BishopAccountability.org
 
  Is Diocese Hewing to 'Covenant'?

By Frank Mickadeit
Orange County Register
September 13, 2007

http://www.ocregister.com/column/brown-deposition-lawyer-1844572-callahan-diocese

I drove to Holy Family Cathedral on Glassell in Orange yesterday morning to see whether the large white placard bearing Bishop Tod Brown's Covenant with the Faithful was still right where he nailed it with great sincerity and humility (and media coverage) on Jan. 18, 2004.

Indeed it was, all seven theses. Let's review a few.

No. 1: "We will continue to do everything possible to help the healing process of the victims of sexual abuse." No. 4: "We will work collaboratively with all members of the Diocese to promote an atmosphere of openness and trust. … No. 5: "We will be open, honest and forthright in our public statements to the media and transparent in our communications with the Catholics of our Diocese." No. 6: "We will restore confidence in our role as Bishops."

I was right there with you, Excellency, a former altar boy believing you were going to do the right thing in the wake of the sex scandals. Now, I'm not so sure.

A diocesan lawyer this week won a ruling temporarily sealing from the public Brown's deposition in a civil case involving a woman who was 15 when she was first sexually abused by a Mater Dei High assistant basketball coach named Jeff Andrade. A hearing will be held this afternoon to determine whether to make all or part of it sealed permanently.

The lawyer, Peter Callahan, released a short statement yesterday saying Brown's "Covenant with the Faithful remains strong." But in Brown's deposition he made some statements pertaining to an employee's health, and those statements might have to remain sealed under state and federal law, Callahan said. "We are asking the Judge at the earliest opportunity to determine whether the … information … may be made public."

As worded, it makes it sound as though the diocese actually favors disclosure – that it is only seeking the judge's ruling in an abundance of caution.

"Why not just have the part about the medical stuff redacted and release the rest?" I asked Callahan yesterday afternoon.

Not so easy, he said. The medical information "was scattered throughout" Brown's testimony.

Well, I said, if the diocese is really committed to the Covenant and its call for openness, why did the bishop fight giving his deposition in the first place?

"He didn't (fight it)," Callahan told me. "I did." And, said the lawyer, he wasn't fighting the deposition, per se, but rather the nature of the deposition – whether the request for it had been legally filed, whether the plaintiffs had the right to ask Brown certain questions.
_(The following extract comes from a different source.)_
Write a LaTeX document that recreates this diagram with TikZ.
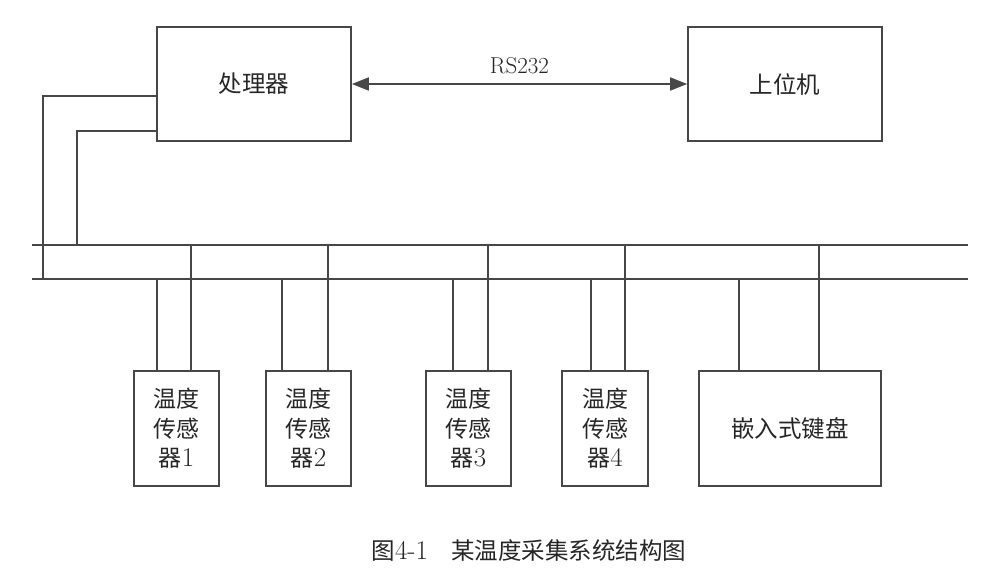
\documentclass[tikz,border=0pt]{standalone}
\usepackage{fontspec}
\newfontfamily\cjk{Noto Sans CJK SC}
\usetikzlibrary{arrows.meta}
\newcommand{\dg}[1]{{\rmfamily\fontsize{27}{29.5}\selectfont #1}}
\begin{document}
\begin{tikzpicture}[x=1pt,y=-1pt,
  ln/.style={line width=1.6pt,draw=black!72},
  box/.style={ln,rectangle,inner sep=0pt,text=black!85,align=center,
    font=\cjk\fontsize{23}{29.5}\selectfont},
  bigbox/.style={box,minimum width=194pt,minimum height=114pt},
  sbox/.style={box,minimum width=85pt,minimum height=115pt},
  arr/.style={ln,{Triangle[length=17pt,width=13pt]}-{Triangle[length=17pt,width=13pt]}}]
\useasboundingbox (0,0) rectangle (1008,583);
% boxes
\node[bigbox,font=\cjk\fontsize{23.5}{28}\selectfont] (proc) at (254,84) {处理器};
\node[bigbox,font=\cjk\fontsize{23.5}{28}\selectfont] (host) at (785,84) {上位机};
\node[sbox] (s1) at (176.5,428.5) {温度\\传感\\器\dg{1}};
\node[sbox] (s2) at (308.5,428.5) {温度\\传感\\器\dg{2}};
\node[sbox] (s3) at (468.5,428.5) {温度\\传感\\器\dg{3}};
\node[sbox,minimum width=86pt] (s4) at (605,428.5) {温度\\传感\\器\dg{4}};
\node[box,minimum width=182pt,minimum height=115pt,font=\cjk\fontsize{23.5}{28}\selectfont] (kb) at (790,428.5) {嵌入式键盘};
% RS232 link
\draw[arr] (proc.east) -- node[above=6pt,font=\fontsize{23}{27}\selectfont,text=black!85] (rs) {RS232} (host.west);
% buses
\coordinate (ub0) at (32,245); \coordinate (ub1) at (968,245);
\coordinate (lb0) at (32,279); \coordinate (lb1) at (968,279);
\draw[ln] (ub0) -- (ub1);
\draw[ln] (lb0) -- (lb1);
% processor to buses
\coordinate (pa) at (43,279);
\coordinate (pb) at (77,245);
\draw[ln] ([yshift=-12pt]proc.west) -| (pa);
\draw[ln] ([yshift=-47pt]proc.west) -| (pb);
% device taps
\coordinate (t1l) at (157,279); \coordinate (t1u) at (191,245);
\coordinate (t2l) at (282,279); \coordinate (t2u) at (328,245);
\coordinate (t3l) at (453,279); \coordinate (t3u) at (488,245);
\coordinate (t4l) at (591,279); \coordinate (t4u) at (625,245);
\coordinate (tkl) at (739,279); \coordinate (tku) at (819,245);
\draw[ln] (s1.north -| t1l) -- (t1l);
\draw[ln] (s1.north -| t1u) -- (t1u);
\draw[ln] (s2.north -| t2l) -- (t2l);
\draw[ln] (s2.north -| t2u) -- (t2u);
\draw[ln] (s3.north -| t3l) -- (t3l);
\draw[ln] (s3.north -| t3u) -- (t3u);
\draw[ln] (s4.north -| t4l) -- (t4l);
\draw[ln] (s4.north -| t4u) -- (t4u);
\draw[ln] (kb.north -| tkl) -- (tkl);
\draw[ln] (kb.north -| tku) -- (tku);
% caption
\node[font=\cjk\fontsize{23.5}{28}\selectfont,text=black!85] (cap) at (529,551) {图\dg{4-1}\quad 某温度采集系统结构图};
\end{tikzpicture}
\end{document}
Hmm, I wondered. Maybe I read right over the part of the Covenant of with the Faithful that says, "… unless my lawyer tells me otherwise."

Brown has got an issue far bigger than any one lawsuit. It is this: How long will the faithful hang in there? How many shots of my-lawyer-made-me-do-it does he think his flock will take? Didn't Jesus drive the lawyers out of the temple? It was the sub prime lenders? Well, same thing. … Anyway, I'm one Catholic who is past the zero-tolerance level when it comes to obfuscation.

Not to worry, Callahan says, all will be revealed shortly. In fact, he says, the diocese is looking forward to a public trial that's scheduled to begin next week. "We're quite prepared to discuss (the incident) in front of a jury."

Well, says I, how about the part of the Covenant that talks about "do(ing) everything possible to help the healing process …"? I mean, there's no doubt the coach and the now-26-year-old woman in this case – called C. R. Doe – had sex over a two-year period. He admitted to it. So why put her through seven days of deposition that included detailed questions about her sex life?

"If anybody has a lawsuit filed against them, the lawyers have an obligation to prepare," Callahan said. Questions about her sex life, he said, were necessary to establish "there is a big difference between someone who is raped and someone who is 16 and chooses to enter into a relationship. … And 'relationship' was a word she used."

Hmm. Where have I heard that kind of defense before?

"This is like Haidl, Part II," Doe's lawyer, John Manly, told me yesterday.

Ah, yes. That's where I heard it before. Paging Joe Cavallo.